I'm looking for opinions of which type of file, either by extension or type, is easier to uncover forensically. Is it graphic, video, sound, or text?
There is no right answer to this question, IMHO. There are many different formats for the types of files that you mention and most (not all), can be identified by certain signatures such as headers and footers.
But then you have the problem of file fragmentation; a file may not be stored, contiguously, on disk. So to recover the file completely, you need to be able to file system data to determine which blocks the file actually occupied.
The tasks are the same for almost any instance of the file types mentioned, so I don't know that you can say that one is easier to recover than another.
A raw text file, with no structure, or a binary file with no discernable structure could be the most difficult to recover.
Well ASCII Text files of course.
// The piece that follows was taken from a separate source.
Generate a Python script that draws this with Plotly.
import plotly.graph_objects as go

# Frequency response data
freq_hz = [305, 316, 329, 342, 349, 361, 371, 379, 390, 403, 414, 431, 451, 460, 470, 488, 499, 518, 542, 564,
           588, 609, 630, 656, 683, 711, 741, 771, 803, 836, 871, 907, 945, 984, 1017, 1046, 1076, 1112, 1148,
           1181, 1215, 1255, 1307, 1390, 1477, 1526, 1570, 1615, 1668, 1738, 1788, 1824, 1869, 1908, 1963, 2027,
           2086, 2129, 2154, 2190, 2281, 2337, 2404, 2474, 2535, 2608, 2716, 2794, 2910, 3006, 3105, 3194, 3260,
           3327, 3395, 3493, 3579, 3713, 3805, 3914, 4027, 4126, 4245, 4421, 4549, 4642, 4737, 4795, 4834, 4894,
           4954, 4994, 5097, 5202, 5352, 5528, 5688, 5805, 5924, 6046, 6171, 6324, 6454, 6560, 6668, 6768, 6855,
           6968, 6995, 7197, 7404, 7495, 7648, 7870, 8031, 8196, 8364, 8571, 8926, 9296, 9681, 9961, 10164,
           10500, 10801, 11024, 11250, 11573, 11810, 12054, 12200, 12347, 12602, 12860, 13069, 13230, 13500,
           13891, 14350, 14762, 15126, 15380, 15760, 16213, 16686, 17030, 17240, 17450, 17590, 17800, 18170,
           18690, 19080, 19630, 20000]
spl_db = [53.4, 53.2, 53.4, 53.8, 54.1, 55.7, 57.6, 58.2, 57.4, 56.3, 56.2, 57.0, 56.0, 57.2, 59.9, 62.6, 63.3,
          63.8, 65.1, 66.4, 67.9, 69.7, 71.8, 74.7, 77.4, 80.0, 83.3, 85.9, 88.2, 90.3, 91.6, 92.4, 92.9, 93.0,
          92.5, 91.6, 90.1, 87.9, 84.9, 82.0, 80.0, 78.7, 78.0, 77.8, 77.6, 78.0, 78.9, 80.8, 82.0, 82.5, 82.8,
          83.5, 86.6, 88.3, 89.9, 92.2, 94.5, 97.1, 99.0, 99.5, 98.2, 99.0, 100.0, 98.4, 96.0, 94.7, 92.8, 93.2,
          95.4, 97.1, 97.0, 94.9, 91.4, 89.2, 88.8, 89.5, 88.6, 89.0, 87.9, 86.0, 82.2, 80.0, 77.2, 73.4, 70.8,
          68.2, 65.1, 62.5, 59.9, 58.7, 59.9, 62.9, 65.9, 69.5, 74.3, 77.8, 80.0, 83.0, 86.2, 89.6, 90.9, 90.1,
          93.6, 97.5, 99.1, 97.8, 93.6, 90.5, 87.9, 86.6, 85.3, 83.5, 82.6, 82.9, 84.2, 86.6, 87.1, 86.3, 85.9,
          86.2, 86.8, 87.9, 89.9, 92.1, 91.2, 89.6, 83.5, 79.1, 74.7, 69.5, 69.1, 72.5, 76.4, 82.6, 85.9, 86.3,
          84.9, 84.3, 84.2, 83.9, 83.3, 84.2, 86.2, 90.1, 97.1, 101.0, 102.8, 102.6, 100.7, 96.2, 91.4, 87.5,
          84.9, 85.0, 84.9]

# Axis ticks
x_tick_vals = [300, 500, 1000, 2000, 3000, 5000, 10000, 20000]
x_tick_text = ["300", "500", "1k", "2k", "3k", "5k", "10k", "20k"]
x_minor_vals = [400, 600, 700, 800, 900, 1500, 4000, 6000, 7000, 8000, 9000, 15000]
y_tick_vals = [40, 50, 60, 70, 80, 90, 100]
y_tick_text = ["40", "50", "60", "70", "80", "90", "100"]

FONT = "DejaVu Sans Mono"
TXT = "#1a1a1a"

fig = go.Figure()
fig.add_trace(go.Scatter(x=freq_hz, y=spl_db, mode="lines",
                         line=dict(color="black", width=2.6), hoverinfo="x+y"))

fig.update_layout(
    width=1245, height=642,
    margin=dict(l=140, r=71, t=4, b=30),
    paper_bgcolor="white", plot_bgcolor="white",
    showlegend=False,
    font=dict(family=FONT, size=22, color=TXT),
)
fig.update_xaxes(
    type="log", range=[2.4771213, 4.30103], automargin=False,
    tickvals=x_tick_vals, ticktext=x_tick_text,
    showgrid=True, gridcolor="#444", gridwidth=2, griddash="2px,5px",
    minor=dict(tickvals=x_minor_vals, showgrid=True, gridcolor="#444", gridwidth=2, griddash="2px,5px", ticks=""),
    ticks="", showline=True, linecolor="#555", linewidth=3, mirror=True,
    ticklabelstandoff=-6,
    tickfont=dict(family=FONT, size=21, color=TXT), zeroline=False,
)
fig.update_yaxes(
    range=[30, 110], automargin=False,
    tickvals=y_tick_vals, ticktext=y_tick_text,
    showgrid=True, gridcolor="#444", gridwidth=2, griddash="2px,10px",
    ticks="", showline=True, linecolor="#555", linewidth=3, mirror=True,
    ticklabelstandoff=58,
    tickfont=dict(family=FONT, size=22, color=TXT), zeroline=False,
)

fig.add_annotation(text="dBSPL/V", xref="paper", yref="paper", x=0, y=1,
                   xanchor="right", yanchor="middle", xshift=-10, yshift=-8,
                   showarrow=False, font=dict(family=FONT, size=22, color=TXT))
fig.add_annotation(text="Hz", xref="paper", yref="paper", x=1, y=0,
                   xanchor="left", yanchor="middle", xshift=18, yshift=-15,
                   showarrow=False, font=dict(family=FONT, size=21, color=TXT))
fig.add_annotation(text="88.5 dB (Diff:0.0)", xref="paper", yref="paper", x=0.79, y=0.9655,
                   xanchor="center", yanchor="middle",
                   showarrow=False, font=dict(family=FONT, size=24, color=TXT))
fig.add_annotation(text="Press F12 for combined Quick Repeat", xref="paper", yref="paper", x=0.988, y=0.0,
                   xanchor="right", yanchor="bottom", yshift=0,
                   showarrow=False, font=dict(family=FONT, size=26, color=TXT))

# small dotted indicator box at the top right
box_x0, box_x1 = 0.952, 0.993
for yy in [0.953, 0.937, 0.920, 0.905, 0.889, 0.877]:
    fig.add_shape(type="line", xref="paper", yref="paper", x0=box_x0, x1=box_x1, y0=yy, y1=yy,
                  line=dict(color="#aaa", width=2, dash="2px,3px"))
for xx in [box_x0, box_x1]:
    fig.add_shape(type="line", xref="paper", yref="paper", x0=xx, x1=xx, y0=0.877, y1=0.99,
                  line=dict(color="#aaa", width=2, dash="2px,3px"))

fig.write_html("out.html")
Just by looking at them in a text or ASCII viewer, you will easily see their contents. UTF-16BE and UTF-32BE English may be a little more difficult, and non-western languages might be the most difficult Text files.
It might be more interesting to talk about what file types are the most difficult to investigate. Your first step is to identify the file. It is pretty difficult to identify Portrait Innovations Images (.PI2), because they contain no header or signatures and are encrypted.
Here are some more file types that are equally difficult to identify. We utilize our own proprietary methods to identify them with FI TOOLS.
Crystal Decisions 3D View Angles (.3DA)
Extended Binary Coded Decimal Interchange Code (EBCDIC)
MIME Base64 Archive (.B64; Headerless)
Sound Sample (.SND or .SOU; Headerless)
XnView Filter (.HFP)
If you're not using FI TOOLS, hopefully there isn't any evidence hidding in any of these file types. -)
Well ASCII Text files of course. Just by looking at them in a text or ASCII viewer, you will easily see their contents.
Sure, but on a 1 Tb hard drive with loads of data in unallocated space, how do you find a text file if there is no hint in the MFT and no headers or footers?
I suppose that you could search for words starting with those most statistically likely to be found in an average document, but that still leaves a lot of brute force browsing.
I suppose that you could search for words starting with those most statistically likely to be found in an average document, but that still leaves a lot of brute force browsing.
At what levels do RedBull consumption and lack of sleep become dangerous?
seanmcl,
If we're talking about data/file carving, then the most structured file types would be the easiest. They would include a header, clear signatures at the start of every object and a footer. Files based on RIFF, IFF, TIFF, PDF, OLE2 and PK Zip might be the best candidates. Did I miss any chunk based file types?
With OLE2 containers using their own form of internal disk structure, their block borders may actually line up with the logical and physical disk sector borders as well. Less RedBull should be required. -)
ForensicRob
I don't disagree. The OP ask what kind of files were easiest to uncover forensically not the easiest to identify. To that question, I'd have to answer ASCII text or binary data files which lacked an obvious structure.
I third ASCII.
Most other formats require extraction and interpretation.
ASCII will appear as is even when viewed "directly".
The easiest to recover is the format with a header and a footer or a header with stored file-size within.
IOW No specific category.
There are really two categories there. Graphics, video, and sound data are almost always compressed and stored in structured files of a variety of formats. If you have complete files and a table of appropriate information, these would be incredibly easy to detect programatically (and easy but slow to do by hand). With smaller fragments of data, you may be less successful. Text tends to be uncompressed and either stored in a structured file (like a Word document), stored plain in a file, or embedded in some larger structure. Even small blocks of data that are English text (ASCII or UTF8) can be identified by hand. This can by done programatically, too, with statistics – strings of bytes that happen to form valid ASCII or Unicode character sequences are unlikely for reasonably long strings.